There was a large attendance in the morning, when the sermon was preached by the Rev A POOLE, of St Bede’s College, Manchester, and the congregation was again large in the evening, when the preacher was the Rev Father Bernard VAUGHAN, who was for so long associated with the Church of the Holy Name.

He gave a very interesting discourse, and dealt principally with the subject of faith in matters of religion. He insisted that dogma could not be disassociated from Christianity. They were not infrequently told, he said, that one great need of the present age was a religion without theology, a code of morality altogether independent of dogma. If that were the present day demand he made bold to say there could be forthcoming no adequate supply to satisfy it.

As you could not have the heavens above without astronomy, nor the earth below without geology, so neither could you have God without theology, nor Christ without Christianity, nor Christianity without a religion bristling with dogma. It seemed to him to be one of the fatal mistakes in the education nowadays supplied by the State to the masses that it undertook scientifically to teach all subjects but one, and that one the most important of them all – religion.

Because Catholics had taken exception to that unscientific way of teaching religion and had insisted on its being taught scientifically – in other words, as springing out of dogma – they had been practically penalised for it. The Christianity of Christ could not be taught in any school without first of all answering the question, “Who and what is Christ?” Surely upon the answer to that double question depended a man’s relationship with Christ.

Faith was a necessity of life. From the cradle to the grave, man had to exercise faith – accept on the authority of others what he himself could not prove. As in his natural life, so in his spiritual life, man walked and lived by faith. Faith, however, without good work was a lamp in which the light was quenched.

”We as members of the Catholic Church,” continued the preacher, “are children of the household of faith. We are called the faithful.
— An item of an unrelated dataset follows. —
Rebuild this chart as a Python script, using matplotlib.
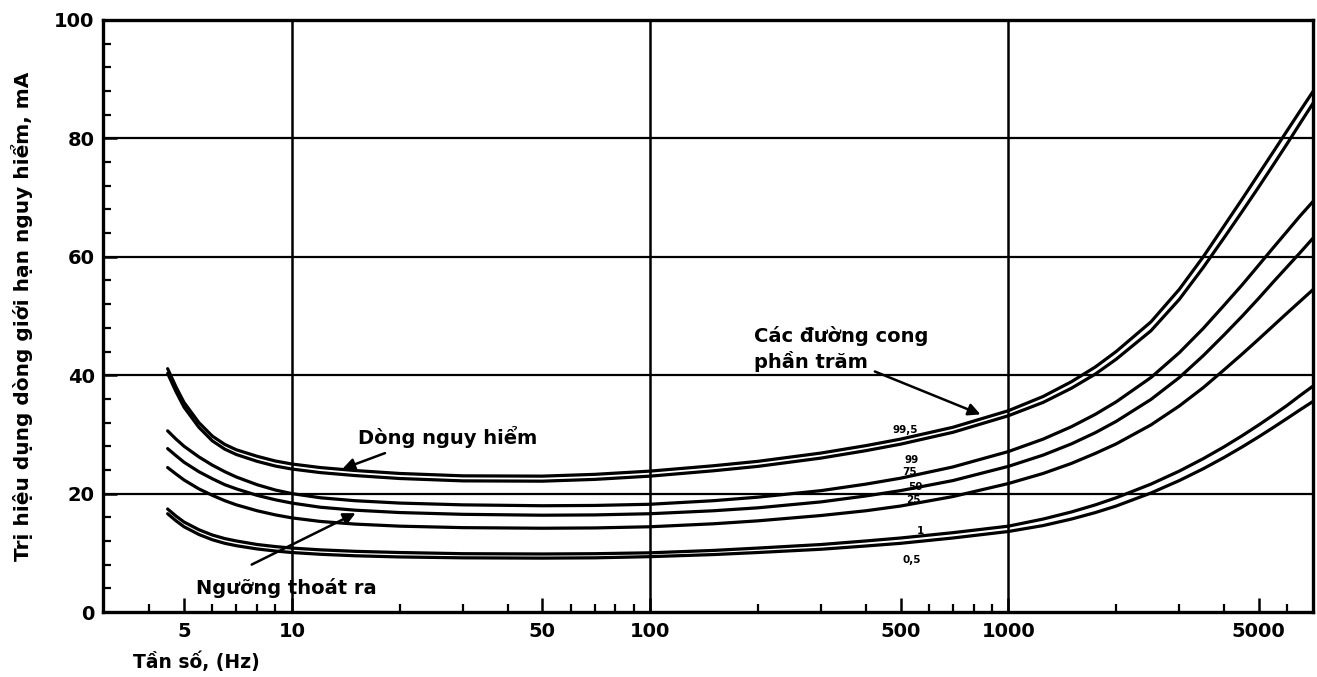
import matplotlib
matplotlib.use('Agg')
import matplotlib.pyplot as plt
from matplotlib.ticker import FixedLocator, NullFormatter, MultipleLocator

# ---------------- data ----------------
freq = [4.5, 4.75, 5, 5.5, 6, 6.5, 7, 8, 9, 10,
        12, 15, 20, 30, 50, 70, 100, 150, 200, 300,
        400, 500, 700, 1000, 1250, 1500, 1750, 2000, 2500, 3000,
        3500, 4000, 4500, 5000, 5500, 6000, 6500, 7100]

p99_5 = [41.1, 38.0, 35.4, 32.0, 29.7, 28.3, 27.4, 26.3, 25.5, 25.0,
         24.4, 23.9, 23.4, 23.0, 22.95, 23.25, 23.8, 24.7, 25.45, 26.85,
         28.1, 29.2, 31.2, 34.0, 36.4, 38.9, 41.4, 44.0, 49.0, 54.5,
         60.0, 65.2, 69.8, 74.0, 77.8, 81.3, 84.5, 88.0]
p99 = [40.3, 37.2, 34.6, 31.2, 28.9, 27.5, 26.6, 25.45, 24.65, 24.15,
       23.55, 23.05, 22.55, 22.15, 22.1, 22.4, 22.95, 23.85, 24.6, 26.0,
       27.25, 28.35, 30.35, 33.15, 35.4, 37.8, 40.2, 42.7, 47.5, 52.8,
       58.2, 63.2, 67.7, 71.8, 75.6, 79.1, 82.4, 86.0]
p75 = [30.6, 29.2, 28.0, 26.2, 24.8, 23.7, 22.8, 21.5, 20.6, 20.0,
       19.3, 18.8, 18.4, 18.1, 17.95, 18.0, 18.2, 18.8, 19.4, 20.5,
       21.6, 22.6, 24.5, 27.1, 29.2, 31.3, 33.4, 35.5, 39.6, 43.8,
       47.9, 51.8, 55.3, 58.6, 61.6, 64.3, 66.8, 69.4]
p50 = [27.6, 26.4, 25.3, 23.7, 22.5, 21.5, 20.8, 19.7, 18.95, 18.4,
       17.7, 17.2, 16.8, 16.5, 16.35, 16.4, 16.6, 17.1, 17.6, 18.6,
       19.6, 20.5, 22.2, 24.6, 26.5, 28.4, 30.3, 32.2, 35.9, 39.6,
       43.3, 46.8, 50.0, 53.0, 55.8, 58.3, 60.6, 63.2]
p25 = [24.4, 23.3, 22.3, 20.8, 19.7, 18.8, 18.1, 17.1, 16.4, 15.9,
       15.3, 14.85, 14.5, 14.25, 14.15, 14.2, 14.4, 14.9, 15.4, 16.3,
       17.1, 17.9, 19.5, 21.7, 23.4, 25.1, 26.8, 28.4, 31.6, 34.8,
       37.9, 40.9, 43.6, 46.1, 48.4, 50.5, 52.4, 54.5]
p1 = [17.4, 16.2, 15.2, 13.9, 13.0, 12.4, 12.0, 11.4, 11.05, 10.8,
      10.5, 10.25, 10.05, 9.85, 9.8, 9.85, 10.0, 10.4, 10.8, 11.4,
      12.0, 12.5, 13.4, 14.5, 15.7, 16.9, 18.1, 19.3, 21.6, 23.8,
      25.9, 27.9, 29.8, 31.6, 33.3, 34.9, 36.5, 38.2]
p0_5 = [16.6, 15.4, 14.4, 13.1, 12.2, 11.6, 11.2, 10.65, 10.3, 10.05,
        9.75, 9.5, 9.3, 9.15, 9.1, 9.15, 9.35, 9.7, 10.05, 10.6,
        11.15, 11.6, 12.5, 13.6, 14.6, 15.7, 16.8, 17.9, 20.1, 22.2,
        24.2, 26.1, 27.9, 29.6, 31.2, 32.7, 34.1, 35.6]

curve_names = ["99,5", "99", "75", "50", "25", "1", "0,5"]
label_freq = [515, 538, 530, 550, 543, 568, 538]
label_val = [30.7, 25.7, 23.7, 21.1, 18.9, 13.6, 8.8]

xtick_vals = [5, 10, 50, 100, 500, 1000, 5000]
xtick_labels = ["5", "10", "50", "100", "500", "1000", "5000"]
xminor_vals = [4, 6, 7, 8, 9, 20, 30, 40, 60, 70, 80, 90,
               200, 300, 400, 600, 700, 800, 900, 2000, 3000, 4000, 6000]
ytick_vals = [0, 20, 40, 60, 80, 100]
grid_x = [10, 100, 1000]
grid_y = [20, 40, 60, 80]

# ---------------- figure ----------------
plt.rcParams['font.family'] = ['DejaVu Sans']
plt.rcParams['font.weight'] = 'bold'

fig = plt.figure(figsize=(13.17, 6.77), dpi=100)
fig.patch.set_facecolor('white')
ax = fig.add_axes([0.0782, 0.096, 0.919, 0.8745])
ax.set_xscale('log')
ax.set_xlim(2.97, 7100)
ax.set_ylim(0, 100)

for gx in grid_x:
    ax.axvline(gx, color='black', lw=1.8, zorder=1)
for gy in grid_y:
    ax.axhline(gy, color='black', lw=1.6, zorder=1)

for vals in [p99_5, p99, p75, p50, p25, p1, p0_5]:
    ax.plot(freq, vals, color='black', lw=2.3, solid_capstyle='round',
            solid_joinstyle='round', zorder=3)

for name, fx, fy in zip(curve_names, label_freq, label_val):
    ax.text(fx, fy, name, fontsize=7.5, fontweight='bold', ha='center', va='center', zorder=4)

for sp in ax.spines.values():
    sp.set_linewidth(2.4)

ax.xaxis.set_major_locator(FixedLocator(xtick_vals))
ax.set_xticklabels(xtick_labels)
ax.xaxis.set_minor_locator(FixedLocator(xminor_vals))
ax.xaxis.set_minor_formatter(NullFormatter())
ax.set_yticks(ytick_vals)
ax.yaxis.set_minor_locator(MultipleLocator(4))
ax.tick_params(axis='both', which='major', direction='in', length=10, width=1.8,
               labelsize=14, top=False, right=False)
ax.tick_params(axis='x', which='major', pad=7)
ax.tick_params(axis='y', which='major', pad=6)
ax.tick_params(axis='both', which='minor', direction='in', length=6, width=1.6,
               top=False, right=False)

# annotations
ax.text(15.3, 29.6, "Dòng nguy hiểm", fontsize=14, fontweight='bold', ha='left', va='center')
ax.annotate('', xy=(13.6, 24.0), xytext=(18.5, 27.0),
            arrowprops=dict(arrowstyle='-|>', color='black', lw=1.8, mutation_scale=18))
ax.text(5.4, 4.05, "Ngưỡng thoát ra", fontsize=14, fontweight='bold', ha='left', va='center')
ax.annotate('', xy=(15.3, 16.9), xytext=(7.6, 7.8),
            arrowprops=dict(arrowstyle='-|>', color='black', lw=1.8, mutation_scale=18))
ax.text(195, 44.5, "Các đường cong\nphần trăm", fontsize=14, fontweight='bold',
        ha='left', va='center', linespacing=1.3)
ax.annotate('', xy=(850, 33.2), xytext=(417, 40.8),
            arrowprops=dict(arrowstyle='-|>', color='black', lw=1.8, mutation_scale=18))

fig.text(0.101, 0.022, "Tần số, (Hz)", fontsize=13.5, fontweight='bold', ha='left', va='center')
fig.text(0.0167, 0.533, "Trị hiệu dụng dòng giới hạn nguy hiểm, mA", fontsize=14.5,
         fontweight='bold', rotation=90, ha='center', va='center')

fig.savefig('out.png', dpi=100, facecolor='white')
We are so called because we accept on the authority of the Church all her defined moral and dogmatic teaching as infallibly true. We give to them an unhesitating assent, believing them to be the teaching of the Master, Jesus Christ.

”To the Church, Jesus Christ has said, “He that heareth you heareth me.” Accordingly the Master and no other is responsible for our unconditional surrender to an authority which He assured us He invests with His own authority.”